The House approved his resolution condemning the attack, offering condolences to the community, and recognized the service of school staff and first responders.
Rep. Rosa DeLauro of Connecticut motioned to show the deceased children's height: "They're that big. They're that big."
"Within minutes the actions of a young and mentally ill man [had] devastated a small town community, broken the hearts of millions across the country and murdered six teachers and administrators and 20 children - innocent children, all of them between 6 and 7 years old," she said.
Her colleague, Rep. John Larson, also of Connecticut, recounted "the complete and utter despair when your child was not one of the kids who came out" alive from the school.
In the Senate, Majority Leader Harry Reid and Minority Leader Mitch McConnell each offered their reflections.
"Twenty little girls and boys. Twenty little daughters and sons, sisters, brothers, friends and playmates. Twenty children who will never grow up to learn to drive, go on that first date, graduate from high school," Reid said.

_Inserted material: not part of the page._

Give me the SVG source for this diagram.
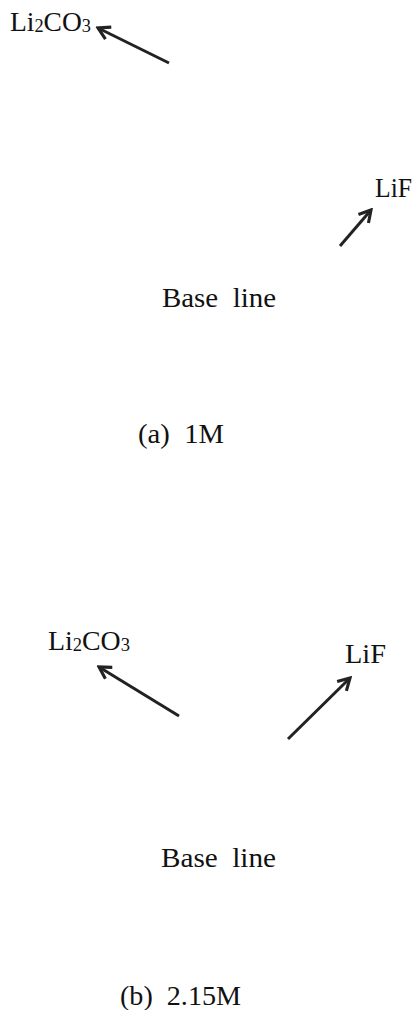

McConnell said, "What happened in Newtown on Friday is something no parent of a young child could ever prepare for. But I think President Obama spoke for all of us in the very moving meditation he offered last night on the singularity of parental love. There is literally nothing we wouldn't do for our kids and that's one of the things that makes this massacre so terrible, and makes the stories of courage we've heard so inspiring."
Larson and others spoke not only about the loss and heroism, but about the need for action. Several members have said they will offer or support legislation restricting access to assault weapons.
"The world is watching the United States Congress and we have a responsibility to respond in the most comprehensive way," he said.
David Axelrod, a senior adviser to Obama, e-mailed video of the president's Sunday night address at the Newtown vigil to his campaign's extensive email list. "As we reflect on the lives lost last week, we must also, as the President urged, consider how each of us can play a part in making our country worthy of the memory of those little children," Axelrod wrote. The message could offer a clue as to how Obama might harness public support to push legislation through the Congress.
The Senate chaplain called for the body to "act promptly" on measures so that a killing such as this might not happen again – an unusually political statement from the chaplain.
Murphy accepted the condolences of other members and shared a story from the weekend.
"On Sunday morning, Senator [Richard] Blumenthal and I went to a local church service and a guy grabbed us and said, 'make sure this never ever happens again,' " he recounted. "The honest truth is we can't make sure, but we can make it much less likely and certainly find ways to make sure if someone does slip through the cracks and they set themselves on the path of destruction, the destruction is no where near the scale we saw in Newtown.
"We are grieving right now and going to join this process of figuring out where we go from here very soon but it helps to know that we have the support and the love and the sympathy and the thoughts of the United States House of Representatives."